In close cooperation with private companies, Oslo will build fast chargers in the corridors in and out of the city. A large network of semi-fast chargers (7.4-22 kW), with a higher charging speed and higher turnover of cars, is being deployed to ensure a more cost-efficient system and less use of limited public space. The world’s first indoor parking for EVs only, Fortress, has also been part of accommodating and supporting Oslo’s growing fleet of zero-emission cars.

A holistic approach to zero emissions

Everything is connected to everything else; to bring about a green shift in transportation, you need to think holistically. EVs are only part of the equation. Oslo will need to scale up green public transportation and public transport on demand, and increase the focus on pedestrians and cyclists, as well as autonomous vehicles and Mobility as a Service (MaaS). Increasing freight by railway and introducing green freight distribution in the city, zero-emission heavy-duty vehicles and zero-emission taxis are also part of the new Oslo model’s holistic approach to becoming fossil-free by 2024. Green public procurement, goods and services delivered by zero-emission vehicles and good park and ride solutions, in combination with EVs, and an increased use of intelligent traffic systems (ITS) and artificial intelligence (AI) to make the EV use swift, efficient and user-friendly, are equally necessary for the Oslo model’s success.

Incentives are important, but in order for them to work, we also need more regulations on car usage. In Oslo, several new measures are planned:

• A car-free city centre (inner city)

• New low emission zones (greater Oslo)

Residential parking zones with free parking for EVs (greater Oslo)

Congestion tax (non for EVs) (the whole city)

Increased numbers of toll gates/road throughout the city, with free passage for EVs

• A fossil-free city 2024 (greater Oslo)

• Only zero emission taxis from 2022 (the whole city)

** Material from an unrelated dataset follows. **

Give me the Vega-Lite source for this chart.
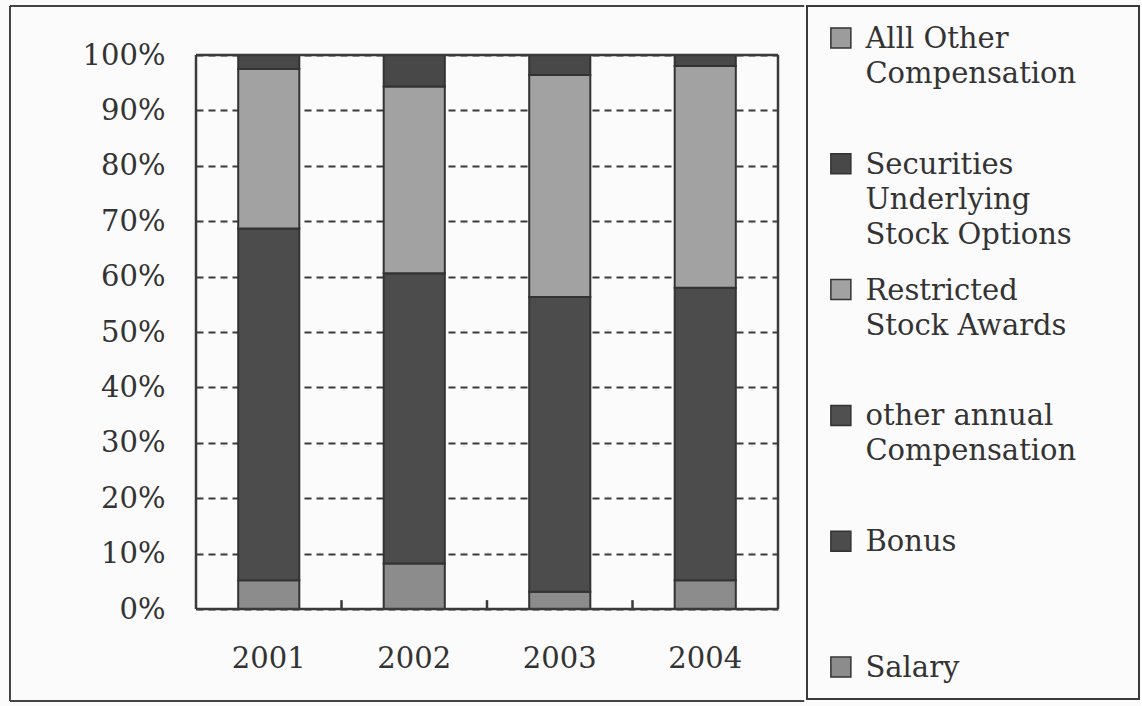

Ban on sales of diesel and gasoline vehicles (all of Norway from 2022)

• Temporary bans on diesel cars on the most polluting days (the whole city from 2017)

The (smog-free) road ahead

Today, we have an historic opportunity to convert all vehicles to zero emission – private vehicles, commercial vehicles and public transport. But we need the right regulatory framework, public-private cooperation and the resilience to succeed.

The global future will depend on a lot of variables including: the political willingness to use green taxes, regulations and other incentives to make the shift; technological developments for vehicles, batteries, chargers, autonomous vehicles, AI and ITS; global price developments for alternative fuel such as gasoline and diesel; national and transnational cooperation, involving local government, national government and private businesses; global cooperation and free exchange of examples and ideas – like the World Economic Forum’s report on Electric Vehicles for Smarter Cities: The Future of Energy and Mobility; and sound business models that can help finance the green shift in transport.

Factor those in and a newer, cleaner age of motoring will be available to everyone.